QTL mapping for pest and disease host plant resistance in cassava cultivars Kiroba and AR37-80 and coincidence of QTL with introgression regions from Manihot glaziovii

Abstract

Cassava (Manihot esulenta Crantz.) is a staple food crop for more than 800 million people worldwide. It is drought tolerant and offers a flexible harvesting regime since the roots can remain in the soil and be harvested when needed. It is a food security crop when cereal crops fail. Biotic and abiotic stresses including pest and diseases negate this potential. Its heterozygous nature, long growing cycle and low seed yield per pollination poses challenges in breeding. In addition, it is highly outcrossing making it difficult to develop an adequately sized F2 population hence limiting genetic studies to F1 progenies. Cassava brown streak disease (CBSD) has emerged to be the great threat to cassava production reducing useable roots or leading to total crop loss, and if not checked it can impact more than 200 million people in Africa who depend on the crop for their food and income generation.

The plausible approach to combat CBSD is to combine breeding for host plant resistance with sanitation measures and the planting of virus-free stakes. The breeding for host plant resistance should be performed as quickly and efficiently as possible, taking advantage of genomic, transformation and molecular marker technology. Conventional breeding, which does not use data generated from molecular tools, takes up to 10 years to deliver a new cultivar since the plants have to be grown for 12 months before selection can be made. If molecular markers were found to be associated with field resistance, then F1 progeny generated in a breeding program could be screened and selected at the seedling stage, thereby drastically reducing the breeding cycle and providing an accurate way of efficiently pyramiding resistance from different sources.

In this project, quantitative trait loci (QTL) mapping for resistance to CBSD, cassava Mosaic disease (CMD), and cassava green mites (CGM) was performed using an F1 mapping population developed between CBSD resistant Tanzanian landrace, Kiroba, and a susceptible breeding clone, AR37-80. This aimed to construct a SNP based linkage map using the segregating population and provide a tool to identify QTL. The study investigated the presence of genomic regions in Kiroba derived from M. glaziovii and their contribution to the field resistance observed in Kiroba. The introgression regions in Kiroba were compared to those from Namikonga, the well-known CBSD resistant cultivar and other genotypes of African origin to understand the source of their resistance.

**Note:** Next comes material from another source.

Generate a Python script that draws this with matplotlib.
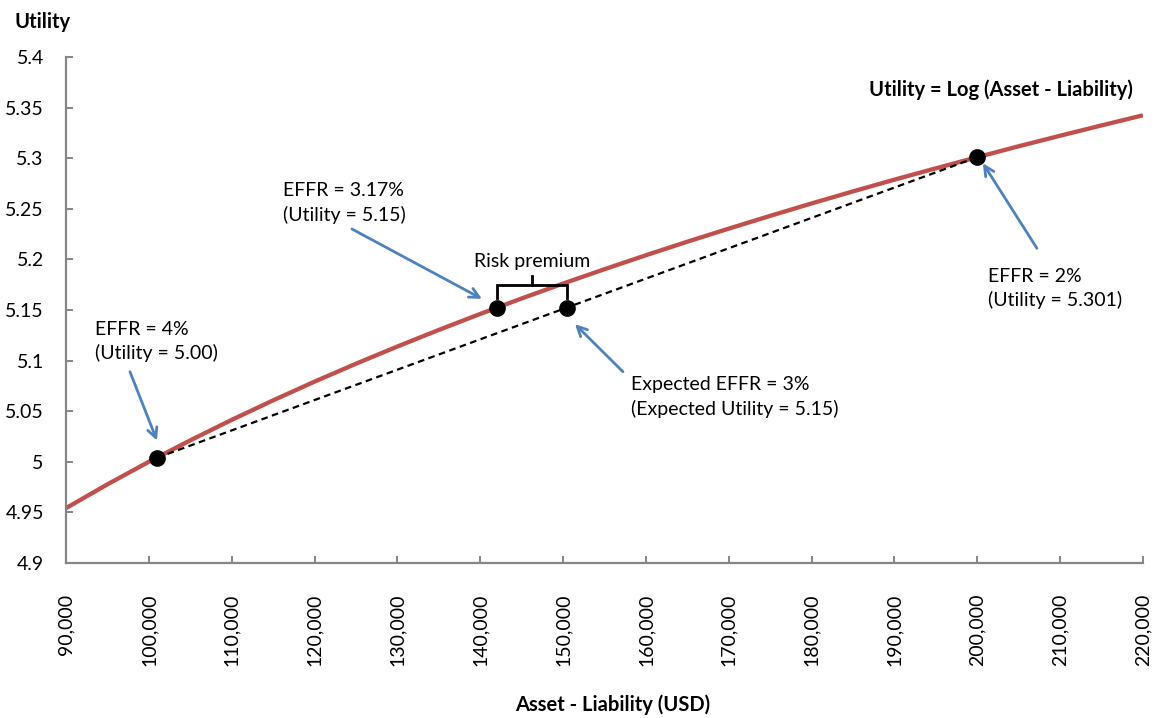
import matplotlib.pyplot as plt
from matplotlib.ticker import FuncFormatter, MultipleLocator

plt.rcParams['font.family'] = ['Lato', 'DejaVu Sans']

# utility curve, read at 5,000 steps
wealth = [90000, 95000, 100000, 105000, 110000, 115000, 120000, 125000,
          130000, 135000, 140000, 145000, 150000, 155000, 160000, 165000,
          170000, 175000, 180000, 185000, 190000, 195000, 200000, 205000,
          210000, 215000, 220000]
utility = [4.9542, 4.9777, 5.0000, 5.0212, 5.0414, 5.0607, 5.0792, 5.0969,
           5.1139, 5.1303, 5.1461, 5.1614, 5.1761, 5.1903, 5.2041, 5.2175,
           5.2304, 5.2430, 5.2553, 5.2672, 5.2788, 5.2900, 5.3010, 5.3118,
           5.3222, 5.3324, 5.3424]

# scenario points
low_x, low_u = 101000, 5.004      # EFFR = 4%
high_x, high_u = 200000, 5.301    # EFFR = 2%
exp_x, exp_u = 150500, 5.152      # expected EFFR = 3%
ce_x, ce_u = 142000, 5.152        # EFFR = 3.17%

red = '#C0504D'
blue = '#4F81BD'
grey = '#868686'

fig = plt.figure(figsize=(11.6, 7.18), dpi=100)
ax = fig.add_axes([0.0569, 0.2159, 0.9284, 0.7047])

ax.plot(wealth, utility, color=red, lw=3.1, solid_capstyle='butt',
        solid_joinstyle='round', zorder=2)
ax.plot([low_x, high_x], [low_u, high_u], color='black', lw=1.6,
        linestyle=(0, (3, 2)), zorder=3)
ax.plot([low_x, ce_x, exp_x, high_x], [low_u, ce_u, exp_u, high_u], 'o',
        color='black', ms=11, zorder=4)

ax.set_xlim(90000, 220000)
ax.set_ylim(4.9, 5.4)
ax.xaxis.set_major_locator(MultipleLocator(10000))
ax.yaxis.set_major_locator(MultipleLocator(0.05))
ax.xaxis.set_major_formatter(FuncFormatter(lambda v, p: f'{v:,.0f}'))
ax.yaxis.set_major_formatter(FuncFormatter(lambda v, p: f'{v:.2f}'.rstrip('0').rstrip('.')))

for s in ['top', 'right']:
    ax.spines[s].set_visible(False)
for s in ['left', 'bottom']:
    ax.spines[s].set_color(grey)
    ax.spines[s].set_linewidth(1.6)
ax.tick_params(axis='both', direction='in', length=5, width=1.4, color=grey,
               labelsize=14)
ax.tick_params(axis='x', rotation=90, pad=22)
ax.tick_params(axis='y', pad=16)

bold = dict(fontsize=14.5, fontweight='bold', va='center')
fig.text(15 / 1160, 1 - 22 / 718, 'Utility', ha='left', **bold)
fig.text(613 / 1160, 1 - 705 / 718, 'Asset - Liability (USD)', ha='center', **bold)
ax.text(218790, 5.3674, 'Utility = Log (Asset - Liability)', ha='right', **bold)

txt = dict(fontsize=14, ha='left', va='center', linespacing=1.4)
ax.text(93440, 5.119, 'EFFR = 4%\n(Utility = 5.00)', **txt)
ax.text(116190, 5.2557, 'EFFR = 3.17%\n(Utility = 5.15)', **txt)
ax.text(158190, 5.064, 'Expected EFFR = 3%\n(Expected Utility = 5.15)', **txt)
ax.text(201290, 5.1708, 'EFFR = 2%\n(Utility = 5.301)', **txt)
ax.text((ce_x + exp_x) / 2, 5.1984, 'Risk premium', fontsize=14,
        ha='center', va='center')

# brace over the risk premium
mid = (ce_x + exp_x) / 2
ax.plot([ce_x, ce_x, exp_x, exp_x], [5.1619, 5.1747, 5.1747, 5.1619],
        color='black', lw=2, solid_joinstyle='miter')
ax.plot([mid, mid], [5.1747, 5.1836], color='black', lw=2)

arrow = dict(arrowstyle='->,head_length=0.7,head_width=0.35', color=blue,
             lw=2, shrinkA=0, shrinkB=0)
ax.annotate('', xy=(100980, 5.021), xytext=(97720, 5.089), arrowprops=arrow)
ax.annotate('', xy=(140210, 5.161), xytext=(124520, 5.230), arrowprops=arrow)
ax.annotate('', xy=(151440, 5.136), xytext=(157230, 5.089), arrowprops=arrow)
ax.annotate('', xy=(200680, 5.295), xytext=(207200, 5.211), arrowprops=arrow)

fig.savefig('out.png', dpi=100)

The results show that only two QTL are linked to CBSD root necrosis and are located on chromosomes V and XII, while seven are associated with CBSD foliar symptoms only and are located on chromosomes IV, VI, XVII, and XVIII. The QTL on chromosomes XI and XV are linked with both CBSD foliar and root necrosis symptoms. Two QTL found on chromosome XII and XIV are linked to CMD, while two QTL located on chromosomes V and X are linked to CGM resistance.

The analysis of introgression regions in Kiroba revealed the existence of large Manihot glaziovii like regions on chromosome I, XVII, and XVIII. The introgression segments on chromosomes XVII and XVIII overlap with QTL associated with CBSD foliar symptoms. These regions contain domains associated with host plant disease resistance. The introgression region on chromosome I in Kiroba is of a different haplotype to the characteristic “Amani haplotype” found in the landrace Namikonga and other genotypes analyzed in this study. Kiroba also does not have a large introgression block on chromosome IV found in other genotypes. Kiroba is closely related to a sampled Tanzanian “tree cassava.” This supports the observation that some of the QTL associated with CBSD resistance in Kiroba are different to those observed in Namikonga.

This study provides an understanding of the genetic basis of the field resistance observed in the local cassava landraces, the genomic regions contributing to the resistance and the source of the resistance. This information is valuable in pyramiding QTL for host plant disease resistance.